As anti-war campaigners have argued for a decade, 9/11 was never a justification for war in the Middle East. Though the West hasn’t bothered to keep an accurate count of their killing, estimates indicate up to a million dead in Iraq, and hundreds of thousands in Afghanistan. From Fallujah to Kabul, countless atrocities on the scale of 9/11 have been perpetrated. A callous arithmetic is at work here: a Western life is worth more.
So what has changed in ten years? We still live in an era of rapacious wars. Obama has escalated the war in Afghanistan and rained death and destruction on Libya with the support of David Cameron. Yet the disasters in Iraq and Afghanistan – and the ignominious defeats suffered by US allies in Lebanon in 2006 and Georgia in 2008 – have demonstrated the limits of US power. In particular the brief conflict in Georgia – in which US sponsored forces were crushed by Russia – was a telling example of a regional imperial power flexing its muscles.

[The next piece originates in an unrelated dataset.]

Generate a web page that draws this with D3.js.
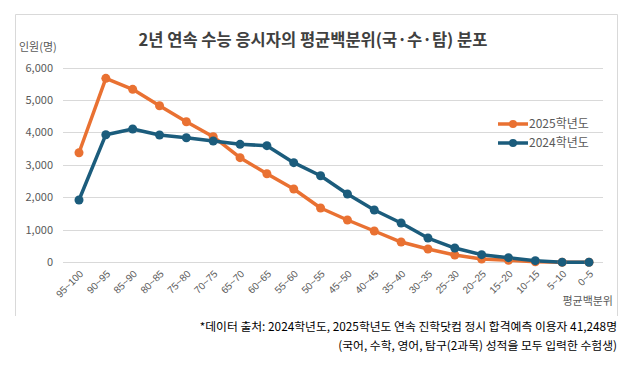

The limits to US power are ideological as well as material. A succession of scandals over “extraordinary rendition” – the outsourcing of torture – and the hideous abuses at Guantanamo Bay and Abu Ghraib prisons have made a mockery of the West’s claims to be the guardians of decency and democracy. The Arab revolutions against Western-backed dictators have spectacularly shown that true liberation comes from people’s struggle for self-determination.